◆ Task requirements ◆
Copy out the material below in full, but not its images.
┄┄┄┄┄┄┄┄┄┄┄┄┄┄┄┄┄┄┄┄
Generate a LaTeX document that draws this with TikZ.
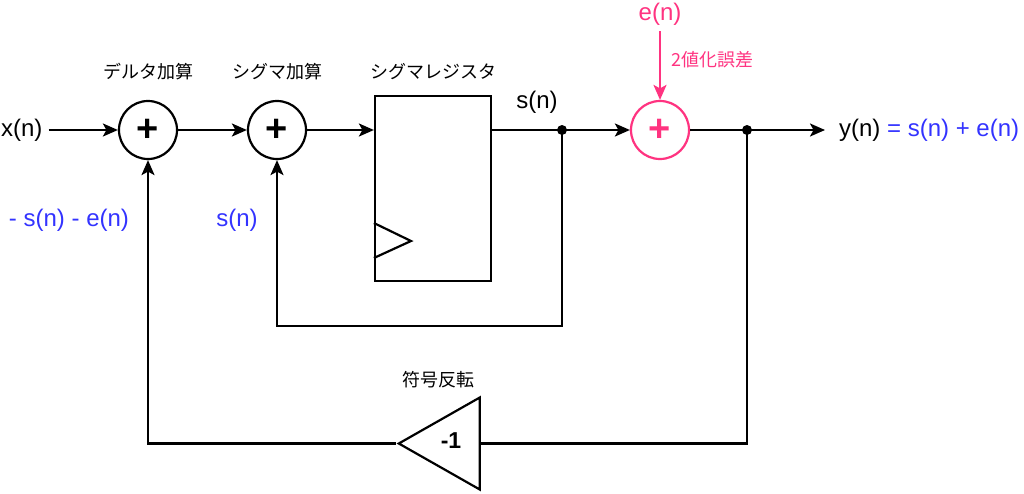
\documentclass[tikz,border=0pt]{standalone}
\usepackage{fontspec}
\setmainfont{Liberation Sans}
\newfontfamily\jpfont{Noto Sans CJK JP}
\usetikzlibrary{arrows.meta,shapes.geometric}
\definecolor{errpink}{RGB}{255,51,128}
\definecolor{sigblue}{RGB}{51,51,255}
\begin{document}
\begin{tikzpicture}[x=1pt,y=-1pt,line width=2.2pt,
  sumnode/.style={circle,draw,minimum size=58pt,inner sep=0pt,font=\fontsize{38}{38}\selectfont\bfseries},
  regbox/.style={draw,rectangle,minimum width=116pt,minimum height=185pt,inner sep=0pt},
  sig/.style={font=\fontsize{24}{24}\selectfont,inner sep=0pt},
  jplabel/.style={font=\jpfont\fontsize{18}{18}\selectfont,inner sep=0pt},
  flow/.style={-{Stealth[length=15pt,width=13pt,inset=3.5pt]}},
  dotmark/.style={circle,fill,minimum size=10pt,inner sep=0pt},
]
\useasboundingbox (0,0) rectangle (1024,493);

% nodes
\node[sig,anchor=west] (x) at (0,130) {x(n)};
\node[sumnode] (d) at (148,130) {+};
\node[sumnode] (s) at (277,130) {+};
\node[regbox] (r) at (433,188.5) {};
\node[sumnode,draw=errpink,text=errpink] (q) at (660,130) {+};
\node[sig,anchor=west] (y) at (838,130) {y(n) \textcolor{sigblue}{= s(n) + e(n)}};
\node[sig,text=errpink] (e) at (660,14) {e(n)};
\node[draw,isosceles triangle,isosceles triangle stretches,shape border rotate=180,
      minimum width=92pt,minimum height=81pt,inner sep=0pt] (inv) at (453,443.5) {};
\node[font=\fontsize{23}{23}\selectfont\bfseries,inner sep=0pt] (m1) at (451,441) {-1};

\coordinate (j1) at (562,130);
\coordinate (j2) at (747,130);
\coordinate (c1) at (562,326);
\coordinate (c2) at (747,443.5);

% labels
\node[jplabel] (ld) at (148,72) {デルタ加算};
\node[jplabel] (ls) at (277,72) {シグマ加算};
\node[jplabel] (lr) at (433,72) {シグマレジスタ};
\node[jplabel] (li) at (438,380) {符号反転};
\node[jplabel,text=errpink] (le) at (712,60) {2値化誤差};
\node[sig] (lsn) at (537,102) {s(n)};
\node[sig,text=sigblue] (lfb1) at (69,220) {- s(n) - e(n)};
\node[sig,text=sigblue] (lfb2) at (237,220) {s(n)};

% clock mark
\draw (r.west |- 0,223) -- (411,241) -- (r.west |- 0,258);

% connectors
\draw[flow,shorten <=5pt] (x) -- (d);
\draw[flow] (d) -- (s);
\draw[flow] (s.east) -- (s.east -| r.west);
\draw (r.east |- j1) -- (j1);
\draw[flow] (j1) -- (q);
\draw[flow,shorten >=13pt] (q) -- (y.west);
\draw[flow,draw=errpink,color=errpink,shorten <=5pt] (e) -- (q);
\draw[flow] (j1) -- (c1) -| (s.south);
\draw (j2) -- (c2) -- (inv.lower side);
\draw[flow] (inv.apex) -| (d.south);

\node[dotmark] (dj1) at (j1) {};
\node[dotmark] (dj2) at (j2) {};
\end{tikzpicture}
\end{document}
┄┄┄┄┄┄┄┄┄┄┄┄┄┄┄┄┄┄┄┄
◆ Correct response ◆
Generate a LaTeX document that draws this with TikZ.
\documentclass[tikz,border=0pt]{standalone}
\usepackage{fontspec}
\setmainfont{Liberation Sans}
\newfontfamily\jpfont{Noto Sans CJK JP}
\usetikzlibrary{arrows.meta,shapes.geometric}
\definecolor{errpink}{RGB}{255,51,128}
\definecolor{sigblue}{RGB}{51,51,255}
\begin{document}
\begin{tikzpicture}[x=1pt,y=-1pt,line width=2.2pt,
  sumnode/.style={circle,draw,minimum size=58pt,inner sep=0pt,font=\fontsize{38}{38}\selectfont\bfseries},
  regbox/.style={draw,rectangle,minimum width=116pt,minimum height=185pt,inner sep=0pt},
  sig/.style={font=\fontsize{24}{24}\selectfont,inner sep=0pt},
  jplabel/.style={font=\jpfont\fontsize{18}{18}\selectfont,inner sep=0pt},
  flow/.style={-{Stealth[length=15pt,width=13pt,inset=3.5pt]}},
  dotmark/.style={circle,fill,minimum size=10pt,inner sep=0pt},
]
\useasboundingbox (0,0) rectangle (1024,493);

% nodes
\node[sig,anchor=west] (x) at (0,130) {x(n)};
\node[sumnode] (d) at (148,130) {+};
\node[sumnode] (s) at (277,130) {+};
\node[regbox] (r) at (433,188.5) {};
\node[sumnode,draw=errpink,text=errpink] (q) at (660,130) {+};
\node[sig,anchor=west] (y) at (838,130) {y(n) \textcolor{sigblue}{= s(n) + e(n)}};
\node[sig,text=errpink] (e) at (660,14) {e(n)};
\node[draw,isosceles triangle,isosceles triangle stretches,shape border rotate=180,
      minimum width=92pt,minimum height=81pt,inner sep=0pt] (inv) at (453,443.5) {};
\node[font=\fontsize{23}{23}\selectfont\bfseries,inner sep=0pt] (m1) at (451,441) {-1};

\coordinate (j1) at (562,130);
\coordinate (j2) at (747,130);
\coordinate (c1) at (562,326);
\coordinate (c2) at (747,443.5);

% labels
\node[jplabel] (ld) at (148,72) {デルタ加算};
\node[jplabel] (ls) at (277,72) {シグマ加算};
\node[jplabel] (lr) at (433,72) {シグマレジスタ};
\node[jplabel] (li) at (438,380) {符号反転};
\node[jplabel,text=errpink] (le) at (712,60) {2値化誤差};
\node[sig] (lsn) at (537,102) {s(n)};
\node[sig,text=sigblue] (lfb1) at (69,220) {- s(n) - e(n)};
\node[sig,text=sigblue] (lfb2) at (237,220) {s(n)};

% clock mark
\draw (r.west |- 0,223) -- (411,241) -- (r.west |- 0,258);

% connectors
\draw[flow,shorten <=5pt] (x) -- (d);
\draw[flow] (d) -- (s);
\draw[flow] (s.east) -- (s.east -| r.west);
\draw (r.east |- j1) -- (j1);
\draw[flow] (j1) -- (q);
\draw[flow,shorten >=13pt] (q) -- (y.west);
\draw[flow,draw=errpink,color=errpink,shorten <=5pt] (e) -- (q);
\draw[flow] (j1) -- (c1) -| (s.south);
\draw (j2) -- (c2) -- (inv.lower side);
\draw[flow] (inv.apex) -| (d.south);

\node[dotmark] (dj1) at (j1) {};
\node[dotmark] (dj2) at (j2) {};
\end{tikzpicture}
\end{document}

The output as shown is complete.